───── DATA TO PROCESS ─────

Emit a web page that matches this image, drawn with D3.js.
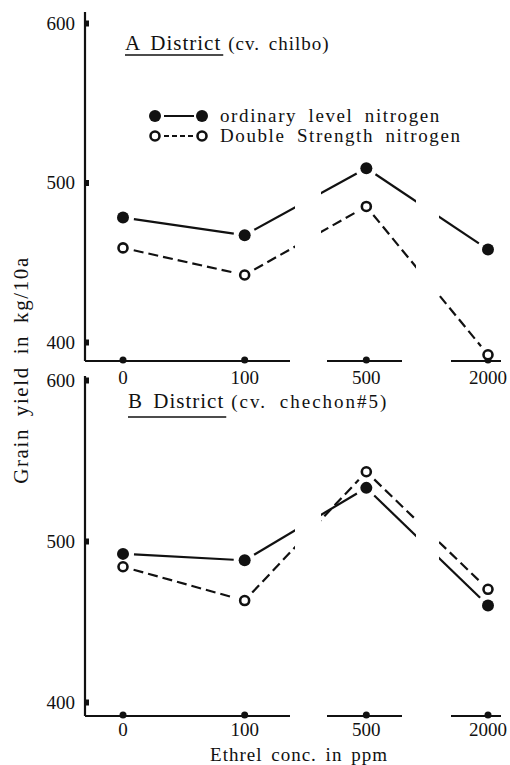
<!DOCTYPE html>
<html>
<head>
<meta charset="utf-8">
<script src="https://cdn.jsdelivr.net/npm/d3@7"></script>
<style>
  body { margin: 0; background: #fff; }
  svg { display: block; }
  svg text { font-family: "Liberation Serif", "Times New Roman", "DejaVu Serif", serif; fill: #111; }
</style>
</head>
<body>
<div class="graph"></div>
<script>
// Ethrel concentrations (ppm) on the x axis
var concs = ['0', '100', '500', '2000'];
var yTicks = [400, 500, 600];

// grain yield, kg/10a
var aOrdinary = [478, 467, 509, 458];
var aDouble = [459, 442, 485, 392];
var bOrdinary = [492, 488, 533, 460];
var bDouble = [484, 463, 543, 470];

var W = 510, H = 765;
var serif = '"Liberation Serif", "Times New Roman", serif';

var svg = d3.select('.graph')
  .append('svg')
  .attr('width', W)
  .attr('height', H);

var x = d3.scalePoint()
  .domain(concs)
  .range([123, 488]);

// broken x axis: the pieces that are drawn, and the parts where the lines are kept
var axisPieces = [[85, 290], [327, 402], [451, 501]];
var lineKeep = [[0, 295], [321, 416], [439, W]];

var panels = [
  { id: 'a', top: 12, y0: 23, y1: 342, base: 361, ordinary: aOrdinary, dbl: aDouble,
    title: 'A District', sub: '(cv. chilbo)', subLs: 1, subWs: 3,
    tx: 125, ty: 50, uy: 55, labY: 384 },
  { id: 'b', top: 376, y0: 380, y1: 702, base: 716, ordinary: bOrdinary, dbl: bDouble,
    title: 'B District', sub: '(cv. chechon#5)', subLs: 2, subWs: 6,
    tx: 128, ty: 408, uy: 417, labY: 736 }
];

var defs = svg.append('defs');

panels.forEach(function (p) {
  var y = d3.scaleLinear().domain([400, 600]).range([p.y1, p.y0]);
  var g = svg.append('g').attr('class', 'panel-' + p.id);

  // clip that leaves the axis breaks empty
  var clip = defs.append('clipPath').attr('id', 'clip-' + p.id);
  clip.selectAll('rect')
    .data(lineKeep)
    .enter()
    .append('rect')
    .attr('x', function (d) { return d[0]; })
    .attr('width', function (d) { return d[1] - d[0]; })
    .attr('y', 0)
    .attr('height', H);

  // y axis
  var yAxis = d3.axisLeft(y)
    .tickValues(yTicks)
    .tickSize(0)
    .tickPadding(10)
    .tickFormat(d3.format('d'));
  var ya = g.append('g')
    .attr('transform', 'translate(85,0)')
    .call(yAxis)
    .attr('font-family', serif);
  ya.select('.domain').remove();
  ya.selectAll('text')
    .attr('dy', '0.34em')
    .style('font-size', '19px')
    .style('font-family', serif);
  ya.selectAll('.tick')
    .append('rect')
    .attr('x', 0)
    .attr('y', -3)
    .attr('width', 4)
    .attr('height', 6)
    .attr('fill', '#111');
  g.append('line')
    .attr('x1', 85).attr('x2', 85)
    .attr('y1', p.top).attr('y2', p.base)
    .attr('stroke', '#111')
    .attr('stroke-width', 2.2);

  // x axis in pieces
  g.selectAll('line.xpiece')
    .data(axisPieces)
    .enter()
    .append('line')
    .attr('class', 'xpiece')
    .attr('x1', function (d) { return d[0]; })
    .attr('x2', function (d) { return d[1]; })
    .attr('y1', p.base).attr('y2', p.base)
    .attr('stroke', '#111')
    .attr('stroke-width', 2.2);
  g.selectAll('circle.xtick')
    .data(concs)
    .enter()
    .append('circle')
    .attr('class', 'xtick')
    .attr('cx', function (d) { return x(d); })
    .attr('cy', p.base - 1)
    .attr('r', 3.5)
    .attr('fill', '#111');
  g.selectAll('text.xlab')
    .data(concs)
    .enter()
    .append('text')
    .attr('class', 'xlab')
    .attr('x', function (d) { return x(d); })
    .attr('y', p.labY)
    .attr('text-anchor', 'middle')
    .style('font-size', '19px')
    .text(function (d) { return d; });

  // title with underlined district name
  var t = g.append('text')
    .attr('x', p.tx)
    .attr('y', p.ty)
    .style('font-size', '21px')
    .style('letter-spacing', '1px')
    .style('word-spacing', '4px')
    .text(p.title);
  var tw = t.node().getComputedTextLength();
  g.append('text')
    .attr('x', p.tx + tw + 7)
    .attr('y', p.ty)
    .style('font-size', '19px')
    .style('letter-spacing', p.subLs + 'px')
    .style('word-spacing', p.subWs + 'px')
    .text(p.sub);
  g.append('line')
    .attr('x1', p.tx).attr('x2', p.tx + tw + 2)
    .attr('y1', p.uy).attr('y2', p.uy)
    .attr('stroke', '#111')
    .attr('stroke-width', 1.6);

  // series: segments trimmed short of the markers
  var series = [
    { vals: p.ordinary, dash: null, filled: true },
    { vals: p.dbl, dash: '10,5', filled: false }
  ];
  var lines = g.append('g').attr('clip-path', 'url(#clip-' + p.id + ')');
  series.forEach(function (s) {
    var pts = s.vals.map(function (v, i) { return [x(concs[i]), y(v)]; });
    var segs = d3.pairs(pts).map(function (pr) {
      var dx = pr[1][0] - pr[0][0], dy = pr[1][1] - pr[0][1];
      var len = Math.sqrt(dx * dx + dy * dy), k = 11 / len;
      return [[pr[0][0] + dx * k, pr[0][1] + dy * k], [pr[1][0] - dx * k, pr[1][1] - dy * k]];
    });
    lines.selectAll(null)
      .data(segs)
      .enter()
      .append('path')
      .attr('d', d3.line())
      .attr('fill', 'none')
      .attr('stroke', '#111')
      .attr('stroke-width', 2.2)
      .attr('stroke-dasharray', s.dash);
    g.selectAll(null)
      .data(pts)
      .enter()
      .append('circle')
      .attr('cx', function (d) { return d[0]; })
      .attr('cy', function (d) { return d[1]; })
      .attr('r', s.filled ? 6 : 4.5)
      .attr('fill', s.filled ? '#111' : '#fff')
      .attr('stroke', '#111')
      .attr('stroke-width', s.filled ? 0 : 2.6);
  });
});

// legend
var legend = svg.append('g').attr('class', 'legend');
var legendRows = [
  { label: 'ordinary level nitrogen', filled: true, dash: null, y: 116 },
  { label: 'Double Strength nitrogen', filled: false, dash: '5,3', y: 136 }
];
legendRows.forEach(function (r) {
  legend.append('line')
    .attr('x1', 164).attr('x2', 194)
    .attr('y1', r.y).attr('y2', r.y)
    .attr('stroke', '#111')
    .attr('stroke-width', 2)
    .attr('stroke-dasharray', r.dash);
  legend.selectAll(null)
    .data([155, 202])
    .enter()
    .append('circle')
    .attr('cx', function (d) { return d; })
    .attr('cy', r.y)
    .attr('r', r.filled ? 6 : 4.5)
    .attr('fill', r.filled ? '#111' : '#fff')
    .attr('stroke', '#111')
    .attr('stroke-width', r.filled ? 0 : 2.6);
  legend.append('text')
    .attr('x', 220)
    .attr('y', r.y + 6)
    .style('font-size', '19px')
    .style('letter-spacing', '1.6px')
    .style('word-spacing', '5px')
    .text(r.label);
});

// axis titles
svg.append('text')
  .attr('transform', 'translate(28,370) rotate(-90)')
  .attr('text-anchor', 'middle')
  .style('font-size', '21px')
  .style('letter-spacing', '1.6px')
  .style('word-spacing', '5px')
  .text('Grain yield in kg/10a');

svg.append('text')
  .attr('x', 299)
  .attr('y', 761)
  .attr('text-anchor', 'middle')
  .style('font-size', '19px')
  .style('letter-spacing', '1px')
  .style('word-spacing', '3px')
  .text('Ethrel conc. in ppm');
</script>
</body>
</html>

─────
───── DATA TO PROCESS ─────

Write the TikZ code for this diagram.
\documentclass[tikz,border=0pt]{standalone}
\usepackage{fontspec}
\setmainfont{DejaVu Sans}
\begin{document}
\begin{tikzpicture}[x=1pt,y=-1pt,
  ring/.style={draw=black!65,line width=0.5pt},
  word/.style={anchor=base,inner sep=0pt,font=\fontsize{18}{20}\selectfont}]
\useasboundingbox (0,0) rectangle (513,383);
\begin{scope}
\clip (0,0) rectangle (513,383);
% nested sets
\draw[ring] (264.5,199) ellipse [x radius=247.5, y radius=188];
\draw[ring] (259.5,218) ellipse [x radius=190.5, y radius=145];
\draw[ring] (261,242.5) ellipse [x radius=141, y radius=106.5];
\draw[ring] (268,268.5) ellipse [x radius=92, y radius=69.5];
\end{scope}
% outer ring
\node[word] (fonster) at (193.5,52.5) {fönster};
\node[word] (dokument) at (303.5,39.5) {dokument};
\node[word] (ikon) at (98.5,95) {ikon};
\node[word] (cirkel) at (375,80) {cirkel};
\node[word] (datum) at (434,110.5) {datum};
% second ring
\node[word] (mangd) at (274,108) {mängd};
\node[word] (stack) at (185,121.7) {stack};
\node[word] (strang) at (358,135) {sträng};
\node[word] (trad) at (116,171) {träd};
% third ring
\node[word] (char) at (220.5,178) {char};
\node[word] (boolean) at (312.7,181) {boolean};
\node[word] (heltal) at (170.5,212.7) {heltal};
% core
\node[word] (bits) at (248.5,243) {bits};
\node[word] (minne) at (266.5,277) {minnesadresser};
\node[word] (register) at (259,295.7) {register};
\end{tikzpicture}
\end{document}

─────

● **WHAT YOU WILL DO**:
Skip all pictures. Retype exactly the span whose first line is the one with "Emit a web page" and whose last line is the one with "var g = svg.append('g').attr('class', 'panel-'".

● **ANSWER TO THE TASK**:
Emit a web page that matches this image, drawn with D3.js.
<!DOCTYPE html>
<html>
<head>
<meta charset="utf-8">
<script src="https://cdn.jsdelivr.net/npm/d3@7"></script>
<style>
  body { margin: 0; background: #fff; }
  svg { display: block; }
  svg text { font-family: "Liberation Serif", "Times New Roman", "DejaVu Serif", serif; fill: #111; }
</style>
</head>
<body>
<div class="graph"></div>
<script>
// Ethrel concentrations (ppm) on the x axis
var concs = ['0', '100', '500', '2000'];
var yTicks = [400, 500, 600];

// grain yield, kg/10a
var aOrdinary = [478, 467, 509, 458];
var aDouble = [459, 442, 485, 392];
var bOrdinary = [492, 488, 533, 460];
var bDouble = [484, 463, 543, 470];

var W = 510, H = 765;
var serif = '"Liberation Serif", "Times New Roman", serif';

var svg = d3.select('.graph')
  .append('svg')
  .attr('width', W)
  .attr('height', H);

var x = d3.scalePoint()
  .domain(concs)
  .range([123, 488]);

// broken x axis: the pieces that are drawn, and the parts where the lines are kept
var axisPieces = [[85, 290], [327, 402], [451, 501]];
var lineKeep = [[0, 295], [321, 416], [439, W]];

var panels = [
  { id: 'a', top: 12, y0: 23, y1: 342, base: 361, ordinary: aOrdinary, dbl: aDouble,
    title: 'A District', sub: '(cv. chilbo)', subLs: 1, subWs: 3,
    tx: 125, ty: 50, uy: 55, labY: 384 },
  { id: 'b', top: 376, y0: 380, y1: 702, base: 716, ordinary: bOrdinary, dbl: bDouble,
    title: 'B District', sub: '(cv. chechon#5)', subLs: 2, subWs: 6,
    tx: 128, ty: 408, uy: 417, labY: 736 }
];

var defs = svg.append('defs');

panels.forEach(function (p) {
  var y = d3.scaleLinear().domain([400, 600]).range([p.y1, p.y0]);
  var g = svg.append('g').attr('class', 'panel-' + p.id);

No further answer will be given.